>> BEGIN Source data
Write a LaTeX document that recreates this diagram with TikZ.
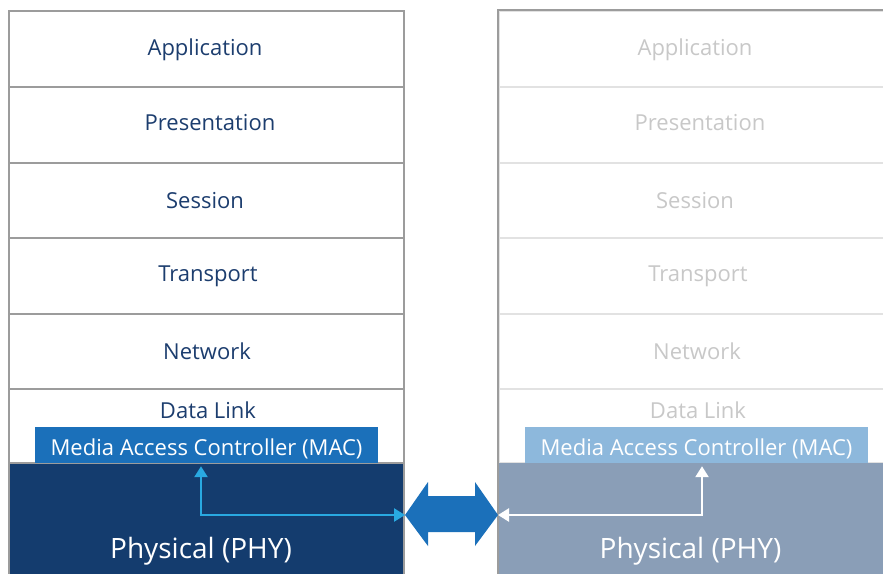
\documentclass[tikz,border=0pt]{standalone}
\usepackage{fontspec}
\setmainfont{Open Sans}
\usetikzlibrary{arrows.meta,calc}
\definecolor{gridgray}{HTML}{9C9C9C}
\definecolor{sepgray}{HTML}{E2E2E2}
\definecolor{labnavy}{HTML}{1C3D6E}
\definecolor{fadetext}{HTML}{C8C8C8}
\definecolor{physnavy}{HTML}{143C6E}
\definecolor{physgray}{HTML}{8A9EB7}
\definecolor{macblue}{HTML}{1B70BA}
\definecolor{maclight}{HTML}{8DB8DC}
\definecolor{cyanarr}{HTML}{29A9E1}
\begin{document}
\begin{tikzpicture}[x=1pt,y=-1pt,
  layerL/.style={draw=gridgray, line width=2pt, minimum width=395pt, inner sep=0pt},
  layerR/.style={draw=sepgray, line width=2pt, minimum width=395pt, inner sep=0pt},
  lab/.style={inner sep=0pt, yshift=-3pt, text height=16.7pt, text depth=5.3pt, font=\fontsize{22}{26}\selectfont},
  macbox/.style={minimum width=343pt, minimum height=36pt, inner sep=0pt},
  phylab/.style={inner sep=0pt, yshift=-3pt, text height=21.3pt, text depth=6.7pt, font=\fontsize{28}{32}\selectfont, text=white},
  linkarrow/.style={line width=2.5pt, {Triangle[width=13pt,length=11pt]}-{Triangle[width=13pt,length=11pt]}, shorten <=3pt}
]
\useasboundingbox (0,0) rectangle (883,573);
\clip (0,0) rectangle (883,573);
\fill[white] (0,0) rectangle (883,573);

% left stack
\node[layerL, minimum height=76pt] (aL) at (206.5,49) {};
\node[layerL, minimum height=76pt] (prL) at (206.5,125) {};
\node[layerL, minimum height=75pt] (sL) at (206.5,200.5) {};
\node[layerL, minimum height=76pt] (tL) at (206.5,276) {};
\node[layerL, minimum height=75pt] (nL) at (206.5,351.5) {};
\node[layerL, minimum height=74pt] (dL) at (206.5,426) {};
\node[layerL, fill=physnavy, minimum height=137pt] (pL) at (206.5,531.5) {};
\node[lab, text=labnavy] (taL) at (205,47) {Application};
\node[lab, text=labnavy] (tprL) at (210,122) {Presentation};
\node[lab, text=labnavy] (tsL) at (205,200) {Session};
\node[lab, text=labnavy] (ttL) at (208,273) {Transport};
\node[lab, text=labnavy] (tnL) at (207,351) {Network};
\node[lab, text=labnavy] (dlL) at (208,410) {Data Link};
\node[macbox, fill=macblue] (macL) at (206.5,445) {};
\node[lab, text=white] (mtL) at (206.5,447) {Media Access Controller (MAC)};
\node[phylab] (phL) at (201,548) {Physical (PHY)};

% right stack
\node[layerR, minimum height=76pt] (aR) at (696.5,49) {};
\node[layerR, minimum height=76pt] (prR) at (696.5,125) {};
\node[layerR, minimum height=75pt] (sR) at (696.5,200.5) {};
\node[layerR, minimum height=76pt] (tR) at (696.5,276) {};
\node[layerR, minimum height=75pt] (nR) at (696.5,351.5) {};
\node[layerR, minimum height=74pt] (dR) at (696.5,426) {};
\node[layerR, draw=none, fill=physgray, minimum height=137pt] (pR) at (696.5,531.5) {};
\draw[gridgray, line width=2pt] (aR.north east) -- (aR.north west) -- (pR.south west);
\node[lab, text=fadetext] (taR) at (695,47) {Application};
\node[lab, text=fadetext] (tprR) at (700,122) {Presentation};
\node[lab, text=fadetext] (tsR) at (695,200) {Session};
\node[lab, text=fadetext] (ttR) at (698,273) {Transport};
\node[lab, text=fadetext] (tnR) at (697,351) {Network};
\node[lab, text=fadetext] (dlR) at (698,410) {Data Link};
\node[macbox, fill=maclight] (macR) at (696.5,445) {};
\node[lab, text=white] (mtR) at (696.5,447) {Media Access Controller (MAC)};
\node[phylab] (phR) at (690.5,548) {Physical (PHY)};

% link arrows
\coordinate (cL) at (201,515);
\coordinate (cR) at (702,515);
\draw[linkarrow, cyanarr] (macL.south -| cL) -- (cL) -- (pL.east |- cL);
\draw[linkarrow, white] (macR.south -| cR) -- (cR) -- (pR.west |- cR);

% big double arrow
\coordinate (mid) at ($(pL.east |- cL)!0.5!(pR.west |- cL)$);
\fill[macblue] ($(mid)+(-46.5,0)$) -- ++(23,-33) -- ++(0,14) -- ++(47,0) -- ++(0,-14)
  -- ($(mid)+(46.5,0)$) -- ++(-23,31) -- ++(0,-14) -- ++(-47,0) -- ++(0,14) -- cycle;
\end{tikzpicture}
\end{document}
>> END Source data
= To do =
Copy every line above word for word and exclude the pictures.

= Solution to the problem =
Write a LaTeX document that recreates this diagram with TikZ.
\documentclass[tikz,border=0pt]{standalone}
\usepackage{fontspec}
\setmainfont{Open Sans}
\usetikzlibrary{arrows.meta,calc}
\definecolor{gridgray}{HTML}{9C9C9C}
\definecolor{sepgray}{HTML}{E2E2E2}
\definecolor{labnavy}{HTML}{1C3D6E}
\definecolor{fadetext}{HTML}{C8C8C8}
\definecolor{physnavy}{HTML}{143C6E}
\definecolor{physgray}{HTML}{8A9EB7}
\definecolor{macblue}{HTML}{1B70BA}
\definecolor{maclight}{HTML}{8DB8DC}
\definecolor{cyanarr}{HTML}{29A9E1}
\begin{document}
\begin{tikzpicture}[x=1pt,y=-1pt,
  layerL/.style={draw=gridgray, line width=2pt, minimum width=395pt, inner sep=0pt},
  layerR/.style={draw=sepgray, line width=2pt, minimum width=395pt, inner sep=0pt},
  lab/.style={inner sep=0pt, yshift=-3pt, text height=16.7pt, text depth=5.3pt, font=\fontsize{22}{26}\selectfont},
  macbox/.style={minimum width=343pt, minimum height=36pt, inner sep=0pt},
  phylab/.style={inner sep=0pt, yshift=-3pt, text height=21.3pt, text depth=6.7pt, font=\fontsize{28}{32}\selectfont, text=white},
  linkarrow/.style={line width=2.5pt, {Triangle[width=13pt,length=11pt]}-{Triangle[width=13pt,length=11pt]}, shorten <=3pt}
]
\useasboundingbox (0,0) rectangle (883,573);
\clip (0,0) rectangle (883,573);
\fill[white] (0,0) rectangle (883,573);

% left stack
\node[layerL, minimum height=76pt] (aL) at (206.5,49) {};
\node[layerL, minimum height=76pt] (prL) at (206.5,125) {};
\node[layerL, minimum height=75pt] (sL) at (206.5,200.5) {};
\node[layerL, minimum height=76pt] (tL) at (206.5,276) {};
\node[layerL, minimum height=75pt] (nL) at (206.5,351.5) {};
\node[layerL, minimum height=74pt] (dL) at (206.5,426) {};
\node[layerL, fill=physnavy, minimum height=137pt] (pL) at (206.5,531.5) {};
\node[lab, text=labnavy] (taL) at (205,47) {Application};
\node[lab, text=labnavy] (tprL) at (210,122) {Presentation};
\node[lab, text=labnavy] (tsL) at (205,200) {Session};
\node[lab, text=labnavy] (ttL) at (208,273) {Transport};
\node[lab, text=labnavy] (tnL) at (207,351) {Network};
\node[lab, text=labnavy] (dlL) at (208,410) {Data Link};
\node[macbox, fill=macblue] (macL) at (206.5,445) {};
\node[lab, text=white] (mtL) at (206.5,447) {Media Access Controller (MAC)};
\node[phylab] (phL) at (201,548) {Physical (PHY)};

% right stack
\node[layerR, minimum height=76pt] (aR) at (696.5,49) {};
\node[layerR, minimum height=76pt] (prR) at (696.5,125) {};
\node[layerR, minimum height=75pt] (sR) at (696.5,200.5) {};
\node[layerR, minimum height=76pt] (tR) at (696.5,276) {};
\node[layerR, minimum height=75pt] (nR) at (696.5,351.5) {};
\node[layerR, minimum height=74pt] (dR) at (696.5,426) {};
\node[layerR, draw=none, fill=physgray, minimum height=137pt] (pR) at (696.5,531.5) {};
\draw[gridgray, line width=2pt] (aR.north east) -- (aR.north west) -- (pR.south west);
\node[lab, text=fadetext] (taR) at (695,47) {Application};
\node[lab, text=fadetext] (tprR) at (700,122) {Presentation};
\node[lab, text=fadetext] (tsR) at (695,200) {Session};
\node[lab, text=fadetext] (ttR) at (698,273) {Transport};
\node[lab, text=fadetext] (tnR) at (697,351) {Network};
\node[lab, text=fadetext] (dlR) at (698,410) {Data Link};
\node[macbox, fill=maclight] (macR) at (696.5,445) {};
\node[lab, text=white] (mtR) at (696.5,447) {Media Access Controller (MAC)};
\node[phylab] (phR) at (690.5,548) {Physical (PHY)};

% link arrows
\coordinate (cL) at (201,515);
\coordinate (cR) at (702,515);
\draw[linkarrow, cyanarr] (macL.south -| cL) -- (cL) -- (pL.east |- cL);
\draw[linkarrow, white] (macR.south -| cR) -- (cR) -- (pR.west |- cR);

% big double arrow
\coordinate (mid) at ($(pL.east |- cL)!0.5!(pR.west |- cL)$);
\fill[macblue] ($(mid)+(-46.5,0)$) -- ++(23,-33) -- ++(0,14) -- ++(47,0) -- ++(0,-14)
  -- ($(mid)+(46.5,0)$) -- ++(-23,31) -- ++(0,-14) -- ++(-47,0) -- ++(0,14) -- cycle;
\end{tikzpicture}
\end{document}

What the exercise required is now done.